By ignoring Egypt, which considers Hamas a threat to its national security and has been conducting its own war against the Islamist movement over the past year, Kerry sent a message to the Arabs and Muslims according to which the U.S. Administration is on the side of the Muslim Brotherhood and its allies.
"Kerry is exploiting the war to restore the influence of Muslim Brotherhood in the region," charged a Palestinian official in Ramallah. "The Americans mistakenly think that moderate political Islam, represented by Muslim Brotherhood, would be able to combat radical Islam. The Americans are trying to bring the Muslim Brotherhood back to the region."
Another Palestinian official accused President Barack Obama and Kerry of organizing a "Friends of Hamas" conference in Paris. "How can you hold such a conference without inviting representatives of the Palestinian Authority and Egypt?" he asked. "Qatar and Turkey are happy to see the Obama Administration help them in their effort to save Hamas and embolden Muslim Brotherhood."
Alarmed by Kerry's alliance with Qatar and Turkey, Abbas flew earlier this week to Jeddah for emergency talks with Saudi King Abdullah bin Abdel Aziz.
According to a senior Abbas advisor, the Palestinian Authority president urged the Saudi monarch to exert pressure on the Obama Administration to keep Qatar and Turkey out of the picture.
The advisor said that Saudi Arabia voiced support for demands to demilitarize the Gaza Strip as part of any cease-fire agreement. "Demilitarizing the Gaza Strip would mean the end of Hamas," the advisor said. "The Egyptians, Saudis and other Arab countries also share this view. They are also upset with Kerry's effort to rely on Qatar and Turkey to solve the crisis. These two countries are interested in keeping Hamas in power."
Abbas and the PA continue to insist that any solution to the current crisis be achieved only through Egypt, which is interested in seeing an end to Hamas' rule over the Gaza Strip.

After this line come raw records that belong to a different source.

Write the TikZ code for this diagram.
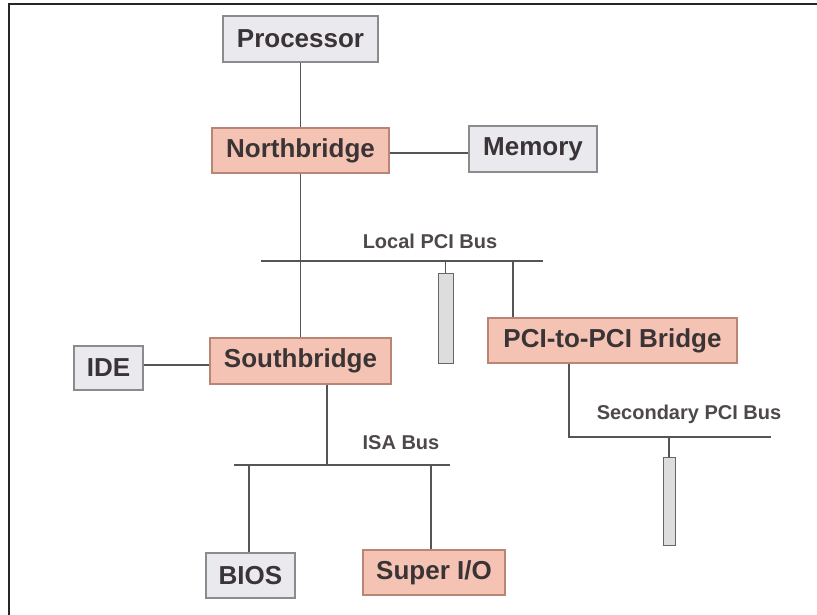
\documentclass[tikz,border=0pt]{standalone}
\usepackage{fontspec}
\setmainfont{Liberation Sans}
\definecolor{salfill}{HTML}{F5C3B3}
\definecolor{saledge}{HTML}{B98676}
\definecolor{grfill}{HTML}{EAE9EE}
\definecolor{gredge}{HTML}{8C8A8E}
\definecolor{txt}{HTML}{3A3436}
\definecolor{wire}{HTML}{555555}
\definecolor{slotfill}{HTML}{DEDDDD}
\tikzset{
  unitbox/.style={inner sep=0pt, line width=1.3pt, font=\fontsize{26}{30}\selectfont\bfseries, text=txt},
  salbox/.style={unitbox, fill=salfill, draw=saledge},
  grbox/.style={unitbox, fill=grfill, draw=gredge},
  slotbox/.style={inner sep=0pt, fill=slotfill, draw=gray!80!black, line width=0.9pt},
  buslabel/.style={inner sep=0pt, font=\fontsize{20}{24}\selectfont\bfseries, text=txt!90},
  wireline/.style={draw=wire, line width=1.2pt},
}
\begin{document}
\begin{tikzpicture}[x=1pt,y=-1pt]
\useasboundingbox (0,0) rectangle (817,615);
\fill[white] (0,0) rectangle (817,615);
% frame
\draw[line width=1.6pt, draw=black!85] (9,615) -- (9,4) -- (817,4);

% boxes
\node[grbox, minimum width=155pt, minimum height=46pt] (proc) at (300.5,39) {Processor};
\node[salbox, minimum width=177pt, minimum height=45pt] (nb) at (300.5,150.5) {Northbridge};
\node[grbox, minimum width=128pt, minimum height=46pt] (mem) at (533,149) {Memory};
\node[salbox, minimum width=181pt, minimum height=46pt] (sb) at (300.5,361) {Southbridge};
\node[grbox, minimum width=69pt, minimum height=44pt] (ide) at (108.5,368) {IDE};
\node[salbox, minimum width=249pt, minimum height=45pt] (ppb) at (612.5,340.5) {PCI-to-PCI Bridge};
\node[grbox, minimum width=89pt, minimum height=45pt] (bios) at (250.5,575.5) {BIOS};
\node[salbox, minimum width=142pt, minimum height=45pt] (sio) at (434,572.5) {Super I/O};
\node[slotbox, minimum width=15pt, minimum height=90pt] (slotA) at (445.5,318) {};
\node[slotbox, minimum width=12pt, minimum height=88pt] (slotB) at (669,501) {};

% bus labels
\node[buslabel] (lpci) at (430,241) {Local PCI Bus};
\node[buslabel] (spci) at (689,414) {Secondary PCI Bus};
\node[buslabel] (isal) at (401,443) {ISA Bus};

% bus coordinates
\coordinate (memY) at (0,153);
\coordinate (ideY) at (0,365);
\coordinate (lbL) at (261,261);
\coordinate (lbR) at (543,261);
\coordinate (lbA) at (445.5,261);
\coordinate (lbB) at (513,261);
\coordinate (isaL) at (234,465);
\coordinate (isaR) at (450,465);
\coordinate (isaS) at (327,465);
\coordinate (isaB) at (249,465);
\coordinate (isaI) at (431,465);
\coordinate (secC) at (569,437);
\coordinate (secR) at (771,437);
\coordinate (secA) at (669,437);

% connectors
\draw[wireline] (proc) -- (nb);
\draw[wireline] (nb.east |- memY) -- (mem.west |- memY);
\draw[wireline] (nb) -- (sb);
\draw[wireline] (ide.east |- ideY) -- (sb.west |- ideY);
\draw[wireline] (lbL) -- (lbR);
\draw[wireline] (lbA) -- (slotA.north);
\draw[wireline] (lbB) -- (ppb.north -| lbB);
\draw[wireline] (sb.south -| isaS) -- (isaS);
\draw[wireline] (isaL) -- (isaR);
\draw[wireline] (isaB) -- (bios.north -| isaB);
\draw[wireline] (isaI) -- (sio.north -| isaI);
\draw[wireline] (ppb.south -| secC) -- (secC) -- (secR);
\draw[wireline] (secA) -- (slotB.north);
\end{tikzpicture}
\end{document}
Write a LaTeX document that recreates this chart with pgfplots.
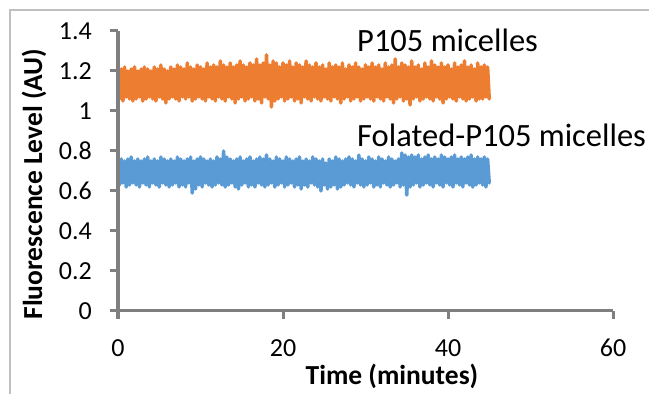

But the Obama Administration obviously does not share this view. It has chosen a different path -- one that would result in keeping Hamas in power and empowering the Muslim Brotherhood at the expense of moderate, pro-Western Arabs and Muslims.
Palestinian officials in Ramallah made it clear this week that they no longer trust the US Administration because of Kerry's attempt to "appease" Qatar and Turkey at the expense of the Palestinian Authority and Egypt.
"Someone needs to remind Kerry that Qatar is not the sole and legitimate representative of the Palestinians," said a senior Palestinian official in Ramallah.
Another official, Ahmed Majdalani, warned that the Palestinians and Egyptians wouldn't allow Kerry to "bypass" their leaders and meddle in the internal affairs of the Palestinian people.
By siding with Qatar and Turkey, the Obama Administration is effectively expressing its opposition to the demilitarization of the Gaza Strip. Moreover, the Obama Administration now finds itself on the same side with Iran, which is also vehemently opposed to disarming Hamas.
By turning its back on the Palestinian Authority, Egypt and Saudi Arabia, the Obama Administration has paved the way for Iranian intervention in the conflict.
The Iranians, with whom the U.S. is negotiating on nuclear weapons -- amid fears in the Middle East that the U.S. will capitulate to Tehran's demands if it has not effectively capitulated to them already -- have now joined Qatar and Turkey in opposing any attempt to confiscate Hamas's weapons.
On Wednesday, a senior Iranian military official, Gen. Qassem Slimani, issued an unprecedented warning against any attempt to disarm Hamas and other terror groups in the Gaza Strip.
"Disarming the (Palestinian) resistance groups is an illusion and it will not happen," he said.
Such a warning would not have been issued had the Iranians not sensed weakness on the part of the Obama Administration. Hamas, the Muslim Brotherhood and their patrons in Qatar, Turkey and Iran are clearly satisfied with the way the Obama Administration is handling the conflict.